Topic
  • 3 replies
  • Latest Post - ‏2011-01-24T13:42:05Z by SystemAdmin
jzola
jzola
2 Posts

Pinned topic CL_OUT_OF_RESOURCES on QS20

‏2011-01-21T04:11:53Z |
The OpenCL kernel below generates CL_OUT_OF_RESOURCES at barrier(...) when executed on IBM QS20 (device accelerator). Any idea what could be causing it?
__kernel void wdthf(__const unsigned int n, __const unsigned int m,
__global float* in, __global float* out,
__local float4* buf) {
unsigned int gIDx = get_global_id(0);
unsigned int gIDy = get_global_id(1);
unsigned int block = get_local_size(1);

__global float* tab = in + (gIDx * m);

unsigned int l = 0;

float x = 0.0f;
float delta = 0.0f;

float mean = 0.0f;
float M2 = 0.0f;

unsigned int offset = gIDy;

while (offset < m) {
l++;
x = taboffset;
delta = x - mean;
mean += (delta / l);
M2 += (delta * (x - mean));
offset += block;
} // while

bufgIDy.x = mean;
bufgIDy.y = M2;
bufgIDy.z = l;

barrier(CLK_LOCAL_MEM_FENCE);

// snip
}
Platform and device info:

  • IBM; OpenCL 1.0 201006161447
  • CL_DEVICE_NAME: ACCELERATOR CellBE processor
CL_DEVICE_AVAILABLE: 1
CL_DEVICE_MAX_COMPUTE_UNITS: 16
CL_DEVICE_HOST_UNIFIED_MEMORY: 1
CL_DEVICE_GLOBAL_MEM_SIZE: 195035136
CL_DEVICE_LOCAL_MEM_SIZE: 249600
CL_DEVICE_MAX_MEM_ALLOC_SIZE: 134217728
CL_DEVICE_MAX_WORK_GROUP_SIZE: 256
CL_DEVICE_MAX_WORK_ITEM_SIZES: 256 256 256
CL_DEVICE_NATIVE_VECTOR_WIDTH_FLOAT: 16
  • CL_DEVICE_NAME: ACCELERATOR CellBE processor
CL_DEVICE_AVAILABLE: 1
CL_DEVICE_MAX_COMPUTE_UNITS: 16
CL_DEVICE_HOST_UNIFIED_MEMORY: 1
CL_DEVICE_GLOBAL_MEM_SIZE: 195035136
CL_DEVICE_LOCAL_MEM_SIZE: 249600
CL_DEVICE_MAX_MEM_ALLOC_SIZE: 134217728
CL_DEVICE_MAX_WORK_GROUP_SIZE: 256
CL_DEVICE_MAX_WORK_ITEM_SIZES: 256 256 256
CL_DEVICE_NATIVE_VECTOR_WIDTH_FLOAT: 16
Updated on 2011-01-24T13:42:05Z at 2011-01-24T13:42:05Z by SystemAdmin
  • SystemAdmin
    SystemAdmin
    131 Posts

    Re: CL_OUT_OF_RESOURCES on QS20

    ‏2011-01-21T20:17:29Z  
    jzola,

    I'm not sure exactly what you are saying. What OpenCL function is generating a CL_OUT_OF_RESOURCES error?

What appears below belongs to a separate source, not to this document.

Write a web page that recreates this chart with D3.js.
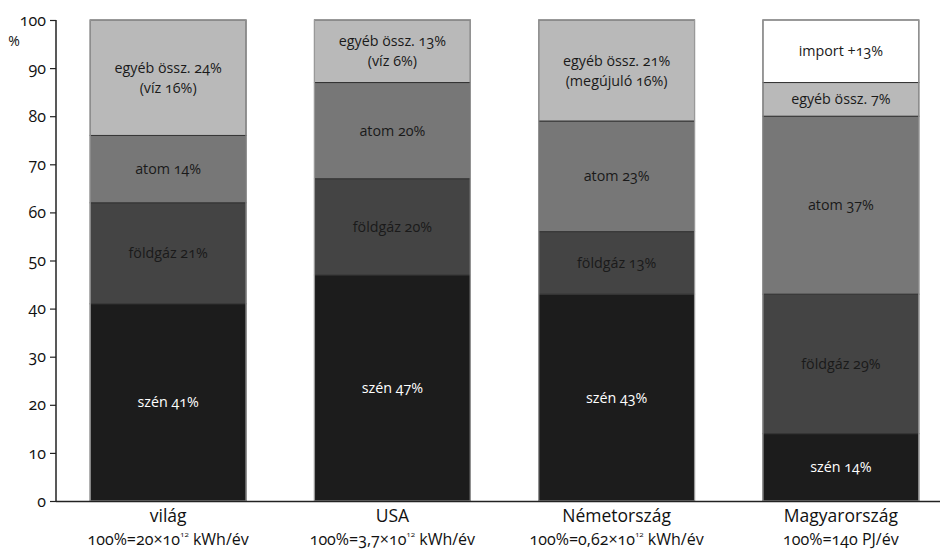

    If I were to guess, you are getting an CL_OUT_OF_RESOURCES error returned from clEnqueueNDRangeKernel() because you have requested a local_work_size that exceeds the maximum work group size allowed by the kernel following compilation (see clGetKernelWorkGroupInfo(CL_KERNEL_WORK_GROUP_SIZE). My guess is that you have found that the insertion of the barrier built-in resulted in this error and that you are encountering the problem on the v0.2 runtime/compiler because either there is a limitation in the compiler or the compiler is forced to limit the maximum work group size because of the SPE's limited local storage. The entire kernel source and information on the requested work group size is necessary to determine the real cause.

    Dan B.
  • jzola
    jzola
    2 Posts

    Re: CL_OUT_OF_RESOURCES on QS20

    ‏2011-01-23T21:29:34Z  
    jzola,

    I'm not sure exactly what you are saying. What OpenCL function is generating a CL_OUT_OF_RESOURCES error?

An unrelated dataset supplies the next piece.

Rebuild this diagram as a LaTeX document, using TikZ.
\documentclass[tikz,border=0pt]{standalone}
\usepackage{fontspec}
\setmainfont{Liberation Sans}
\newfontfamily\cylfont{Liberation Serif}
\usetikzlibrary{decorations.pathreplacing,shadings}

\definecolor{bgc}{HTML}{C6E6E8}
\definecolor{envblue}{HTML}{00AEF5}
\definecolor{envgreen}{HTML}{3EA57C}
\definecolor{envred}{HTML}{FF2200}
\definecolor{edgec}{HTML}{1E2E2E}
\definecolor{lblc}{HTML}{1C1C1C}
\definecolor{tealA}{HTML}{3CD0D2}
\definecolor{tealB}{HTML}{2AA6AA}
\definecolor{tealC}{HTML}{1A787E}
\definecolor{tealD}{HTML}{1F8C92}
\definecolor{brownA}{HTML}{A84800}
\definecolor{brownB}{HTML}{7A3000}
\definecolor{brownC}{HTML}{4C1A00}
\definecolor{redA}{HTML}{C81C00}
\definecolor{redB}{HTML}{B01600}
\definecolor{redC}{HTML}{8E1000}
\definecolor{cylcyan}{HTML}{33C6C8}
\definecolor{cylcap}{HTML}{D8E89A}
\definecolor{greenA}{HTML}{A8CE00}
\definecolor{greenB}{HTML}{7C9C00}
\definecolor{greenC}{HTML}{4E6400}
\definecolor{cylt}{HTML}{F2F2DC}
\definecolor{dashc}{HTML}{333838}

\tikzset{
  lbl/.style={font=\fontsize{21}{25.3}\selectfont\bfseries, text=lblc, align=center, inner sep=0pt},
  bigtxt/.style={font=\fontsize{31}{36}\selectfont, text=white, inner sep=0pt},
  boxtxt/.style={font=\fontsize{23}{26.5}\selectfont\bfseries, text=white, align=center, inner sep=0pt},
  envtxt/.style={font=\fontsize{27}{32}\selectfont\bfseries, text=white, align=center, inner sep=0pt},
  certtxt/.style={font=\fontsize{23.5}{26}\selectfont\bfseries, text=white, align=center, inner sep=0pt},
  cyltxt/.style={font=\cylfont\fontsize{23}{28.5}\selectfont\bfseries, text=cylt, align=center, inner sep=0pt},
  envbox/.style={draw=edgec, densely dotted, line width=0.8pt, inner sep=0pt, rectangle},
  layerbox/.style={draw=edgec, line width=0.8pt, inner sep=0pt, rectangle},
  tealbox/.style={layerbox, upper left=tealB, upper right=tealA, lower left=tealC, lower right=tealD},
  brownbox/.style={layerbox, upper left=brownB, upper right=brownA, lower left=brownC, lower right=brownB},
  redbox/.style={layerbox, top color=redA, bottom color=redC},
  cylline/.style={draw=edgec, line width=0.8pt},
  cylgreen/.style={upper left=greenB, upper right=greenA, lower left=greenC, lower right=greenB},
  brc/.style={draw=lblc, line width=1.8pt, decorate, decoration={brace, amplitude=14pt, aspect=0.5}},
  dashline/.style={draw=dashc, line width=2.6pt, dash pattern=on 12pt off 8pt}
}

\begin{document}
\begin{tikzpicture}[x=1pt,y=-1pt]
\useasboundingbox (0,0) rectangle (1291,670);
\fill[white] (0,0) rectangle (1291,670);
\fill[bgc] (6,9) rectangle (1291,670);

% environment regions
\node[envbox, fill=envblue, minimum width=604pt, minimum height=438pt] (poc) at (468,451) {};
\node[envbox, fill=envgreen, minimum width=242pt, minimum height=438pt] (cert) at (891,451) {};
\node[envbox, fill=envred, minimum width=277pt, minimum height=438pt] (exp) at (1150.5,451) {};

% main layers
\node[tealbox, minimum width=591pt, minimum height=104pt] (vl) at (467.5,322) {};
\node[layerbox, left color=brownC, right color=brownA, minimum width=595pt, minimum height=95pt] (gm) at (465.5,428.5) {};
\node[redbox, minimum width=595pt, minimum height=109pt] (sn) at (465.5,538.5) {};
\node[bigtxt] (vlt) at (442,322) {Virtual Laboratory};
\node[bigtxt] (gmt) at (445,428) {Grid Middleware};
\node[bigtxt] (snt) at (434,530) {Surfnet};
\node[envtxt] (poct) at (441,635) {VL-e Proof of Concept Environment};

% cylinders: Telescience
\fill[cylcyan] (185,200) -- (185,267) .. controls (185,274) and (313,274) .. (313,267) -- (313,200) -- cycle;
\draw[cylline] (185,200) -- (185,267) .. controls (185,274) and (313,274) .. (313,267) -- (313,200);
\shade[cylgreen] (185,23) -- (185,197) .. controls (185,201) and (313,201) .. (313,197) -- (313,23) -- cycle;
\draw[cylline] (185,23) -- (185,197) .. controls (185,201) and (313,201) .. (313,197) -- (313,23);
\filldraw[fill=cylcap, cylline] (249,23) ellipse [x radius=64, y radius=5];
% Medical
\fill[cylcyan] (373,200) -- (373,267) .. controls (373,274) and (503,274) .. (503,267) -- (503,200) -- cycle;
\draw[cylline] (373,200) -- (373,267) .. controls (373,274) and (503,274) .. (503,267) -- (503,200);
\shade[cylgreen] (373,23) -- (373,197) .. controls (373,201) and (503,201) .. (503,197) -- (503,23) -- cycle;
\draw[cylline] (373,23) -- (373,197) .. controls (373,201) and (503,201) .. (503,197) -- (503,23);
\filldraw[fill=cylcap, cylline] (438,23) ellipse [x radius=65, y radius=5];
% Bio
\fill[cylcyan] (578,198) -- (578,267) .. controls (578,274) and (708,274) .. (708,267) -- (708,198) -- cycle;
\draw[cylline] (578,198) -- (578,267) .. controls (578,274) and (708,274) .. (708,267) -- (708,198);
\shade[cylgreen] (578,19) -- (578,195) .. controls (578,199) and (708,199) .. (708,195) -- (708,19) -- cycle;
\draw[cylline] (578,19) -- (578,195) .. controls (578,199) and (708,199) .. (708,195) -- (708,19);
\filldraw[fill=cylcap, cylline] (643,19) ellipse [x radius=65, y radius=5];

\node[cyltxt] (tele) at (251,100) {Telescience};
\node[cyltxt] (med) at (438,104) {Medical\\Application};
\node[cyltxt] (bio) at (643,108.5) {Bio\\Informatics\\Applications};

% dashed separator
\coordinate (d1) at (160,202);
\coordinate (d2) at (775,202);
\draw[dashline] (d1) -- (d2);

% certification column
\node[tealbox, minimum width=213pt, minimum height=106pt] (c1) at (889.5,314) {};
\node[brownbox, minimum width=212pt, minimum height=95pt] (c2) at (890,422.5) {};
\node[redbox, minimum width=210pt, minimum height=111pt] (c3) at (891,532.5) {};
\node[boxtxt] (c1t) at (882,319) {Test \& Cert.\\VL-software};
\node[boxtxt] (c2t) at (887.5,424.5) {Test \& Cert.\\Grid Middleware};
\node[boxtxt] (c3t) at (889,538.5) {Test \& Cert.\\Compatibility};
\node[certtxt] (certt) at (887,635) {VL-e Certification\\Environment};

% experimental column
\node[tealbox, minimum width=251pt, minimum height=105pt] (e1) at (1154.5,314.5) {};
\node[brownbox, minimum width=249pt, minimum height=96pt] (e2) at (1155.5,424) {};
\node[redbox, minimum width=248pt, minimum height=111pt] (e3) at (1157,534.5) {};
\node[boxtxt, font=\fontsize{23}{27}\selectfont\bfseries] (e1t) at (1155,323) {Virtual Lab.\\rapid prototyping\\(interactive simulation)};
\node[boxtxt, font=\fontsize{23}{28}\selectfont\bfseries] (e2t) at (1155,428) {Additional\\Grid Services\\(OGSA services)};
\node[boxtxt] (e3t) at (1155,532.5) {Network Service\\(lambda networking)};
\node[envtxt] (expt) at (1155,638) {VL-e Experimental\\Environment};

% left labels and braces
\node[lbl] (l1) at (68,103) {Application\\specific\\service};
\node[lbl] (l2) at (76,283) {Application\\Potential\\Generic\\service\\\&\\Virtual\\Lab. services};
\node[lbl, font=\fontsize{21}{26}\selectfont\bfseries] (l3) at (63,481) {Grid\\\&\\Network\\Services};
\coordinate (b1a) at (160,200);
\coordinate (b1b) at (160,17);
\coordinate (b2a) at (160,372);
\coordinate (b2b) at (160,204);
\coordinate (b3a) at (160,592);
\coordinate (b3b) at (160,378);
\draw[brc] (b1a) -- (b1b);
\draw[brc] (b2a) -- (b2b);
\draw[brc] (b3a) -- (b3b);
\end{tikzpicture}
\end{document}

    If I were to guess, you are getting an CL_OUT_OF_RESOURCES error returned from clEnqueueNDRangeKernel() because you have requested a local_work_size that exceeds the maximum work group size allowed by the kernel following compilation (see clGetKernelWorkGroupInfo(CL_KERNEL_WORK_GROUP_SIZE). My guess is that you have found that the insertion of the barrier built-in resulted in this error and that you are encountering the problem on the v0.2 runtime/compiler because either there is a limitation in the compiler or the compiler is forced to limit the maximum work group size because of the SPE's limited local storage. The entire kernel source and information on the requested work group size is necessary to determine the real cause.

    Dan B.
    OK, I was bit imprecise. Yes it is clEnqueueNDRangeKernel that returns CL_OUT_OF_RESOURCES, and your guess is wrong. I never exceed CL_DEVICE_MAX_WORK_GROUP_SIZE (neither any of CL_DEVICE_MAX_WORK_ITEM_SIZES). Dimensions of the kernel are also correct, local storage allocated does not exceeds LOCAL_MEM_SIZE (actually is negligible).
  • SystemAdmin
    SystemAdmin
    131 Posts

    Re: CL_OUT_OF_RESOURCES on QS20

    ‏2011-01-24T13:42:05Z  
    • jzola
    • ‏2011-01-23T21:29:34Z
    OK, I was bit imprecise. Yes it is clEnqueueNDRangeKernel that returns CL_OUT_OF_RESOURCES, and your guess is wrong. I never exceed CL_DEVICE_MAX_WORK_GROUP_SIZE (neither any of CL_DEVICE_MAX_WORK_ITEM_SIZES). Dimensions of the kernel are also correct, local storage allocated does not exceeds LOCAL_MEM_SIZE (actually is negligible).
    jzola:

    You may not have exceeded the CL_DEVICE_MAX_WORK_GROUP_SIZE, but did you exceed the clGetKernelWorkGroupInfo(CL_KERNEL_WORK_GROUP_SIZE) size? While this is not my area of expertise, I think the v0.2 compiler will back off the support for work group sizes greater than 1 if it detects that the kernel is "too complex". We have been working on improving the compiler so these limitations occur less often and I hope this limitation will be fixed in the next release of the SDK. If you wish to share your complete kernel, I can verify if it is fixed.

    Dan B.